To do ->
Copy all the data exactly, except the pictures.

Data block ->
────────────────
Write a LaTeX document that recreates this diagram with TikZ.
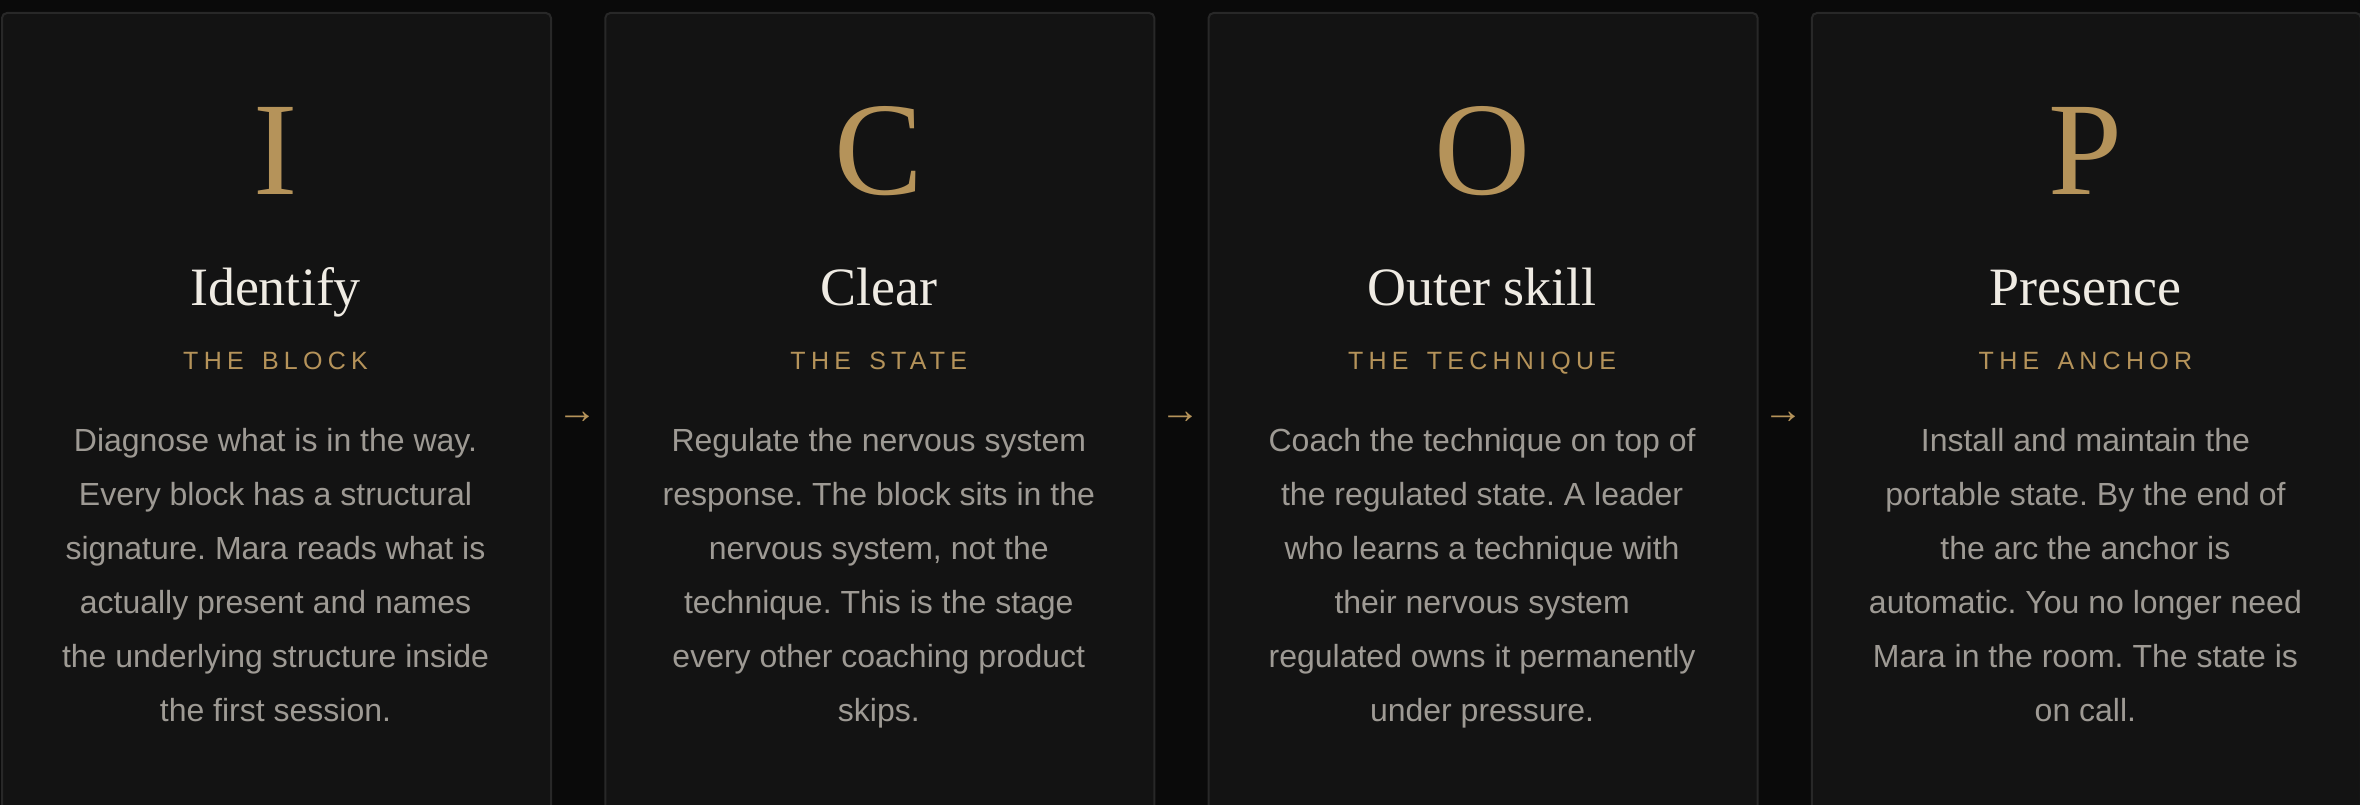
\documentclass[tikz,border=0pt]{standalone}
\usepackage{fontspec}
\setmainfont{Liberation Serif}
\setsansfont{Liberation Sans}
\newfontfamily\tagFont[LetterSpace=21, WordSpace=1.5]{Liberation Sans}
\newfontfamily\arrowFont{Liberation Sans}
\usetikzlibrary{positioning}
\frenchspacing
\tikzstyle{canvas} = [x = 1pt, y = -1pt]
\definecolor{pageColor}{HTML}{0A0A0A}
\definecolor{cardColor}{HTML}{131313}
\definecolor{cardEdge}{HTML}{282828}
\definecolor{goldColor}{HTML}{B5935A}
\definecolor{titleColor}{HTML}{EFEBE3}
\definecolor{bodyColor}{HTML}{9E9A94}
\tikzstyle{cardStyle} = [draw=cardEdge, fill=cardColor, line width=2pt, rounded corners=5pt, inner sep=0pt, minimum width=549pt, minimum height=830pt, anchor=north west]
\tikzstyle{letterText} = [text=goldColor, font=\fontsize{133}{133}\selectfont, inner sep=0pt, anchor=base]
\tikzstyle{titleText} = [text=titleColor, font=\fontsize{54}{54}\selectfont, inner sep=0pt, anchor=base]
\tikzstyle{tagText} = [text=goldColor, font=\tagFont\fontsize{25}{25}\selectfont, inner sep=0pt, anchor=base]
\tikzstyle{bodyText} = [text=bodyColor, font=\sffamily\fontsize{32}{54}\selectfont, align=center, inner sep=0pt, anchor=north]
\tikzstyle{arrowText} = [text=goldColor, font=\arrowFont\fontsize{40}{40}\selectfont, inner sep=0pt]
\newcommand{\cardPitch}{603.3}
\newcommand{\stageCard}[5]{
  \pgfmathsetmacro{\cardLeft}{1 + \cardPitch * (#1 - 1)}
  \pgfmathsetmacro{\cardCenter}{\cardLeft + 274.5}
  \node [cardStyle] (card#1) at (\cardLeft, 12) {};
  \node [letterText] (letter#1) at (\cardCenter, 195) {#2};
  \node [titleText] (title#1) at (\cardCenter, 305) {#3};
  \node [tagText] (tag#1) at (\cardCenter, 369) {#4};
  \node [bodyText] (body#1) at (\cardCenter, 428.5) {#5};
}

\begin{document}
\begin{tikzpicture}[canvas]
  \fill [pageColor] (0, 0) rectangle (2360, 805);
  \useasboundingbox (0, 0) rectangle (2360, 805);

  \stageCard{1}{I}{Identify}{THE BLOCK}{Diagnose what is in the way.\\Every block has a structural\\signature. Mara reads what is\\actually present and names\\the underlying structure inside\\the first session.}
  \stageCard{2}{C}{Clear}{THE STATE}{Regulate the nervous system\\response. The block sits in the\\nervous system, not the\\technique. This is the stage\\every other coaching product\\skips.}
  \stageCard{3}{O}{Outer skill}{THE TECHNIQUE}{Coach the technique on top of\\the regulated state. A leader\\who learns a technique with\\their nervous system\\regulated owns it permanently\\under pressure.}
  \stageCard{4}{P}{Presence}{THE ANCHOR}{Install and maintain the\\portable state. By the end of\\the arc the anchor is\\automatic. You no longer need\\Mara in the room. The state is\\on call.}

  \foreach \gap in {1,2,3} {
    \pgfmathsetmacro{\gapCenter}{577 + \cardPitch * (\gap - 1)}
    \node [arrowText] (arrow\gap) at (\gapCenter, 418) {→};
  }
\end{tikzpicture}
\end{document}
────────────────
Response to the task ->
Write a LaTeX document that recreates this diagram with TikZ.
\documentclass[tikz,border=0pt]{standalone}
\usepackage{fontspec}
\setmainfont{Liberation Serif}
\setsansfont{Liberation Sans}
\newfontfamily\tagFont[LetterSpace=21, WordSpace=1.5]{Liberation Sans}
\newfontfamily\arrowFont{Liberation Sans}
\usetikzlibrary{positioning}
\frenchspacing
\tikzstyle{canvas} = [x = 1pt, y = -1pt]
\definecolor{pageColor}{HTML}{0A0A0A}
\definecolor{cardColor}{HTML}{131313}
\definecolor{cardEdge}{HTML}{282828}
\definecolor{goldColor}{HTML}{B5935A}
\definecolor{titleColor}{HTML}{EFEBE3}
\definecolor{bodyColor}{HTML}{9E9A94}
\tikzstyle{cardStyle} = [draw=cardEdge, fill=cardColor, line width=2pt, rounded corners=5pt, inner sep=0pt, minimum width=549pt, minimum height=830pt, anchor=north west]
\tikzstyle{letterText} = [text=goldColor, font=\fontsize{133}{133}\selectfont, inner sep=0pt, anchor=base]
\tikzstyle{titleText} = [text=titleColor, font=\fontsize{54}{54}\selectfont, inner sep=0pt, anchor=base]
\tikzstyle{tagText} = [text=goldColor, font=\tagFont\fontsize{25}{25}\selectfont, inner sep=0pt, anchor=base]
\tikzstyle{bodyText} = [text=bodyColor, font=\sffamily\fontsize{32}{54}\selectfont, align=center, inner sep=0pt, anchor=north]
\tikzstyle{arrowText} = [text=goldColor, font=\arrowFont\fontsize{40}{40}\selectfont, inner sep=0pt]
\newcommand{\cardPitch}{603.3}
\newcommand{\stageCard}[5]{
  \pgfmathsetmacro{\cardLeft}{1 + \cardPitch * (#1 - 1)}
  \pgfmathsetmacro{\cardCenter}{\cardLeft + 274.5}
  \node [cardStyle] (card#1) at (\cardLeft, 12) {};
  \node [letterText] (letter#1) at (\cardCenter, 195) {#2};
  \node [titleText] (title#1) at (\cardCenter, 305) {#3};
  \node [tagText] (tag#1) at (\cardCenter, 369) {#4};
  \node [bodyText] (body#1) at (\cardCenter, 428.5) {#5};
}

\begin{document}
\begin{tikzpicture}[canvas]
  \fill [pageColor] (0, 0) rectangle (2360, 805);
  \useasboundingbox (0, 0) rectangle (2360, 805);

  \stageCard{1}{I}{Identify}{THE BLOCK}{Diagnose what is in the way.\\Every block has a structural\\signature. Mara reads what is\\actually present and names\\the underlying structure inside\\the first session.}
  \stageCard{2}{C}{Clear}{THE STATE}{Regulate the nervous system\\response. The block sits in the\\nervous system, not the\\technique. This is the stage\\every other coaching product\\skips.}
  \stageCard{3}{O}{Outer skill}{THE TECHNIQUE}{Coach the technique on top of\\the regulated state. A leader\\who learns a technique with\\their nervous system\\regulated owns it permanently\\under pressure.}
  \stageCard{4}{P}{Presence}{THE ANCHOR}{Install and maintain the\\portable state. By the end of\\the arc the anchor is\\automatic. You no longer need\\Mara in the room. The state is\\on call.}

  \foreach \gap in {1,2,3} {
    \pgfmathsetmacro{\gapCenter}{577 + \cardPitch * (\gap - 1)}
    \node [arrowText] (arrow\gap) at (\gapCenter, 418) {→};
  }
\end{tikzpicture}
\end{document}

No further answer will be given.